Accanto all’arte, la fotocalcografia è oggi oggetto di interesse accademico e storico. Università e centri di ricerca sulla grafica d’arte organizzano corsi e workshop per tramandare la conoscenza di questa tecnica, considerata un patrimonio culturale che rischierebbe altrimenti di scomparire. La sua sopravvivenza è dunque garantita non solo dall’uso artistico, ma anche dalla volontà di preservare la memoria delle tecniche fotografiche e grafiche dell’Ottocento.

Dal punto di vista temporale, la fotocalcografia copre oggi un arco di quasi due secoli, dal 1850 fino all’oggi. Questa longevità testimonia la solidità del processo e la sua straordinaria capacità di reinventarsi.
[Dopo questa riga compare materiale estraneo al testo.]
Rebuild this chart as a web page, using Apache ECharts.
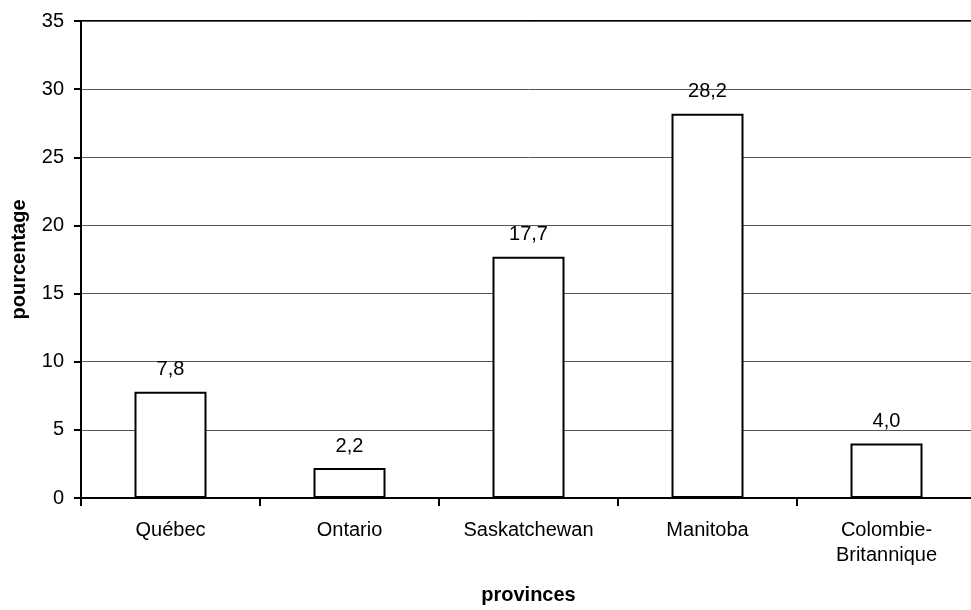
<!DOCTYPE html>
<html lang="fr">
<head>
<meta charset="UTF-8">
<title>pourcentage par province</title>
<script src="https://cdn.jsdelivr.net/npm/echarts@6/dist/echarts.min.js"></script>
<style>
    html, body { margin: 0; padding: 0; background: #fff; overflow: hidden; }
    /* the plot runs past the right edge of the window, as in the original */
    #container { width: 990px; height: 610px; }
</style>
</head>
<body>
<div id="container"></div>
<script type="text/javascript">
    // provinces
    var provinces = ['Québec', 'Ontario', 'Saskatchewan', 'Manitoba', 'Colombie-\nBritannique'];
    // pourcentage
    var pourcentage = [7.8, 2.2, 17.7, 28.2, 4.0];
    var yMin = 0, yMax = 35, yStep = 5;

    var font = '"Liberation Sans", Arial, sans-serif';
    var myChart = echarts.init(document.getElementById('container'), null, { renderer: 'canvas' });

    var option = {
        animation: false,
        grid: {
            left: 81,
            width: 895,
            top: 21,
            height: 480,
            show: true,
            borderColor: '#000',
            borderWidth: 2,
            containLabel: false
        },
        xAxis: {
            type: 'category',
            data: provinces,
            name: 'provinces',
            nameLocation: 'middle',
            nameGap: 87,
            nameTextStyle: { fontFamily: font, fontSize: 20, fontWeight: 'bold', color: '#000' },
            axisLine: { lineStyle: { color: '#000', width: 2 } },
            axisTick: { show: true, length: 8, lineStyle: { color: '#000', width: 2 } },
            axisLabel: { margin: 20, fontFamily: font, fontSize: 20, color: '#000', lineHeight: 25, interval: 0 }
        },
        yAxis: {
            type: 'value',
            min: yMin,
            max: yMax,
            interval: yStep,
            name: 'pourcentage',
            nameLocation: 'middle',
            nameGap: 52,
            nameTextStyle: { fontFamily: font, fontSize: 20, fontWeight: 'bold', color: '#000' },
            axisLine: { show: true, lineStyle: { color: '#000', width: 2 } },
            axisTick: { show: true, length: 7, lineStyle: { color: '#000', width: 2 } },
            axisLabel: { margin: 17, fontFamily: font, fontSize: 20, color: '#000' },
            splitLine: { show: true, lineStyle: { color: '#555', width: 1 } }
        },
        series: [
            {
                type: 'bar',
                data: pourcentage,
                barWidth: 72,
                itemStyle: { color: '#fff', borderColor: '#000', borderWidth: 2 },
                label: {
                    show: true,
                    position: 'top',
                    distance: 12,
                    fontFamily: font,
                    fontSize: 20,
                    color: '#000',
                    formatter: function (p) { return p.value.toFixed(1).replace('.', ','); }
                }
            }
        ]
    };
    myChart.setOption(option);
</script>
</body>
</html>
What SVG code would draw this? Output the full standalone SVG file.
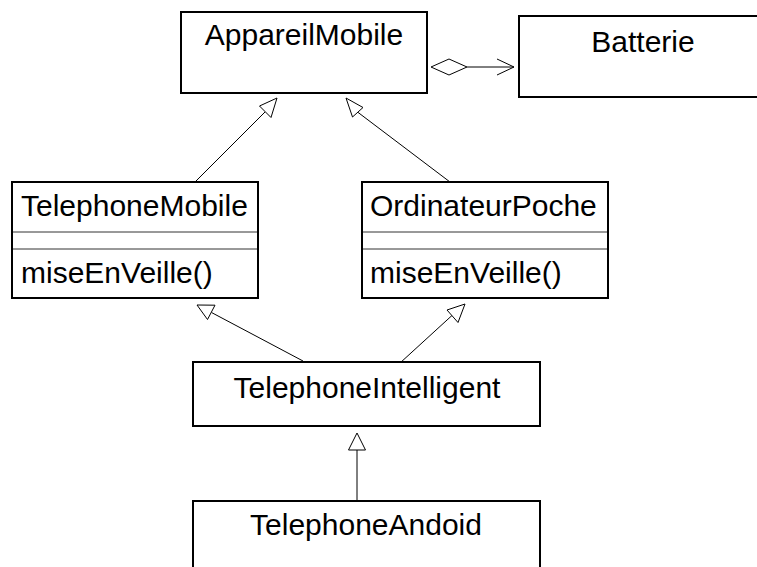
<svg xmlns="http://www.w3.org/2000/svg" width="757" height="567" viewBox="0 0 757 567">
  <style>
    .box { fill: #ffffff; stroke: #000000; stroke-width: 2; }
    .sep { stroke: #333333; stroke-width: 1; fill: none; }
    .lbl { font-family: "Liberation Sans", Arial, sans-serif; font-size: 30px; fill: #000000; }
    .mid { text-anchor: middle; }
    .edge { stroke: #000000; stroke-width: 1; fill: none; }
    .head { stroke: #000000; stroke-width: 1; fill: #ffffff; }
  </style>
  <rect width="757" height="567" fill="#ffffff"/>

  <g id="connectors">
    <!-- aggregation: AppareilMobile <>-> Batterie -->
    <g id="agg-appareil-batterie">
      <line class="edge" x1="467" y1="67" x2="514" y2="67"/>
      <polygon class="head" points="431,67 449,59 467,67 449,75"/>
      <polyline class="edge" points="497,59 514,67 497,75"/>
    </g>
    <!-- TelephoneMobile generalises AppareilMobile -->
    <g id="gen-telmobile-appareil">
      <line class="edge" x1="195" y1="182" x2="265" y2="112"/>
      <polygon class="head" points="277,98 259.5,106 271,117.5"/>
    </g>
    <!-- OrdinateurPoche generalises AppareilMobile -->
    <g id="gen-ordinateur-appareil">
      <line class="edge" x1="450" y1="182" x2="357.5" y2="112"/>
      <polygon class="head" points="346,98 352.5,117 363,107.5"/>
    </g>
    <!-- TelephoneIntelligent generalises TelephoneMobile -->
    <g id="gen-intelligent-telmobile">
      <line class="edge" x1="303" y1="361" x2="211.5" y2="312.5"/>
      <polygon class="head" points="197,305 207.5,319.5 215,305.2"/>
    </g>
    <!-- TelephoneIntelligent generalises OrdinateurPoche -->
    <g id="gen-intelligent-ordinateur">
      <line class="edge" x1="400" y1="363" x2="452.5" y2="315"/>
      <polygon class="head" points="465,304 447,310 458,322.5"/>
    </g>
    <!-- TelephoneAndoid generalises TelephoneIntelligent -->
    <g id="gen-andoid-intelligent">
      <line class="edge" x1="357" y1="450" x2="357" y2="501"/>
      <polygon class="head" points="357,433 348.5,450 365.5,450"/>
    </g>
  </g>

  <g id="AppareilMobile">
    <rect class="box" x="181" y="12" width="246" height="81"/>
    <text class="lbl mid" x="304" y="45">AppareilMobile</text>
  </g>

  <g id="Batterie">
    <rect class="box" x="519" y="16" width="260" height="81"/>
    <text class="lbl mid" x="643" y="52">Batterie</text>
  </g>

  <g id="TelephoneMobile">
    <rect class="box" x="12" y="182" width="246" height="116"/>
    <line class="sep" x1="13" y1="232" x2="257" y2="232"/>
    <line class="sep" x1="13" y1="249" x2="257" y2="249"/>
    <text class="lbl" x="21" y="216">TelephoneMobile</text>
    <text class="lbl" x="21" y="283">miseEnVeille()</text>
  </g>

  <g id="OrdinateurPoche">
    <rect class="box" x="362" y="182" width="246" height="116"/>
    <line class="sep" x1="363" y1="232" x2="607" y2="232"/>
    <line class="sep" x1="363" y1="249" x2="607" y2="249"/>
    <text class="lbl" x="370" y="216">OrdinateurPoche</text>
    <text class="lbl" x="370" y="283">miseEnVeille()</text>
  </g>

  <g id="TelephoneIntelligent">
    <rect class="box" x="193" y="362" width="347" height="64"/>
    <text class="lbl mid" x="367" y="398">TelephoneIntelligent</text>
  </g>

  <g id="TelephoneAndoid">
    <rect class="box" x="193" y="501" width="347" height="80"/>
    <text class="lbl mid" x="366" y="535">TelephoneAndoid</text>
  </g>
</svg>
Da strumento industriale a linguaggio artistico, da necessità editoriale a scelta estetica, la fotocalcografia ha accompagnato l’evoluzione della fotografia e delle arti grafiche, offrendo una prospettiva unica sull’incontro fra immagine e materia.

Il suo fascino contemporaneo risiede proprio in questa natura duplice: tecnica e artistica, fotografica e incisoria, chimica e manuale. In un mondo sempre più virtuale, la fotocalcografia rappresenta la persistenza di un fare artigianale, in cui la lentezza, la cura dei dettagli e il contatto fisico con i materiali diventano valori estetici e culturali.